Task to carry out: Omit the pictures and print exactly the lines of the listing below, starting at the first and ending at the line containing "fig = go.Figure()".

Provided data:
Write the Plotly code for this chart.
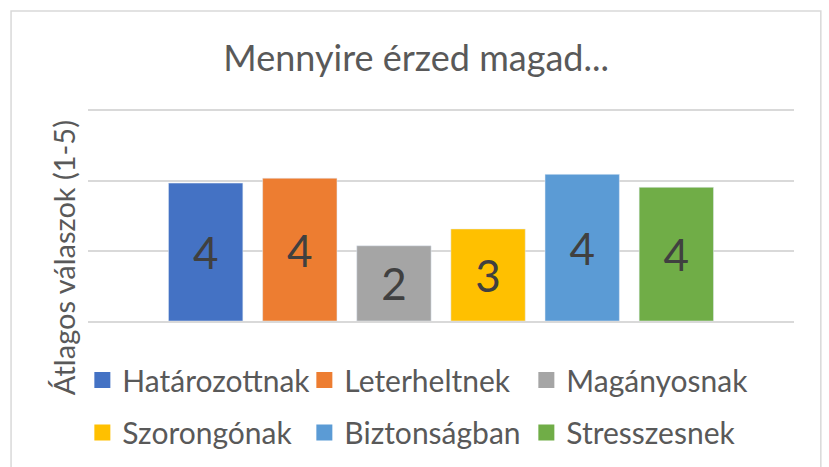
import plotly.graph_objects as go

# Survey averages (1-5 scale)
categories = ["Határozottnak", "Leterheltnek", "Magányosnak",
              "Szorongónak", "Biztonságban", "Stresszesnek"]
values = [3.94, 4.08, 2.15, 2.63, 4.19, 3.82]
colors = ["#4472C4", "#ED7D31", "#A5A5A5", "#FFC000", "#5B9BD5", "#70AD47"]
y_ticks = [0, 2, 4, 6]

FONT = "Lato, Open Sans, sans-serif"

fig = go.Figure()

for name, val, col in zip(categories, values, colors):
    fig.add_trace(go.Bar(x=[""], y=[val], name=name, marker_color=col,
                         texttemplate="%{y:.0f}", textposition="inside",
                         insidetextanchor="middle",
                         textfont=dict(size=44, color="#404040", family=FONT),
                         showlegend=False, hoverinfo="name+y"))

# legend squares (bigger than the default bar symbol), split in two rows
for i, (name, col) in enumerate(zip(categories, colors)):
    fig.add_trace(go.Scatter(x=[None], y=[None], mode="markers", name=name,
                             marker=dict(symbol="square", size=16, color=col),
                             legend="legend" if i < 3 else "legend2"))

leg = dict(orientation="h", xanchor="left", yanchor="middle", x=-0.008,
           entrywidth=177, entrywidthmode="pixels",
           font=dict(size=30, color="#595959", family=FONT),
           bgcolor="rgba(0,0,0,0)")

fig.update_layout(
    width=829, height=467,
    margin=dict(l=88, r=35, t=111, b=146, autoexpand=False),
    paper_bgcolor="white", plot_bgcolor="white",
    barmode="group", bargap=0.2, bargroupgap=0.21,
    title=dict(text="Mennyire érzed magad...", x=0.502, xanchor="center",
               y=0.876, yanchor="middle", yref="container",
               font=dict(size=36, color="#595959", family=FONT)),
    legend=dict(leg, y=-0.281),
    legend2=dict(leg, y=-0.531),
    # axis lines double as the gridlines at 0 and 6
    xaxis=dict(showticklabels=False, showgrid=False, zeroline=False,
               showline=True, mirror=True, linecolor="#d9d9d9",
               linewidth=1.5),
    yaxis=dict(range=[0, 6], tickvals=y_ticks, showticklabels=False,
               gridcolor="#d9d9d9", gridwidth=1.5, zeroline=False,
               showline=False),
    showlegend=True,
)

fig.add_annotation(text="Átlagos válaszok (1-5)", textangle=-90,
                   xref="paper", yref="paper", x=-0.035, y=0.3,
                   xanchor="center", yanchor="middle", showarrow=False,
                   font=dict(size=29, color="#595959", family=FONT))

# outer chart border
fig.add_shape(type="rect", xref="paper", yref="paper",
              x0=-0.109, x1=1.038, y0=-0.75, y1=1.476,
              line=dict(color="#d9d9d9", width=1.5), layer="below")

# drop the default 8px body margin so the figure sits at the page corner
fig.write_html("out.html", config={"displayModeBar": False},
               post_script="document.body.style.margin='0';")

Solution:
Write the Plotly code for this chart.
import plotly.graph_objects as go

# Survey averages (1-5 scale)
categories = ["Határozottnak", "Leterheltnek", "Magányosnak",
              "Szorongónak", "Biztonságban", "Stresszesnek"]
values = [3.94, 4.08, 2.15, 2.63, 4.19, 3.82]
colors = ["#4472C4", "#ED7D31", "#A5A5A5", "#FFC000", "#5B9BD5", "#70AD47"]
y_ticks = [0, 2, 4, 6]

FONT = "Lato, Open Sans, sans-serif"

fig = go.Figure()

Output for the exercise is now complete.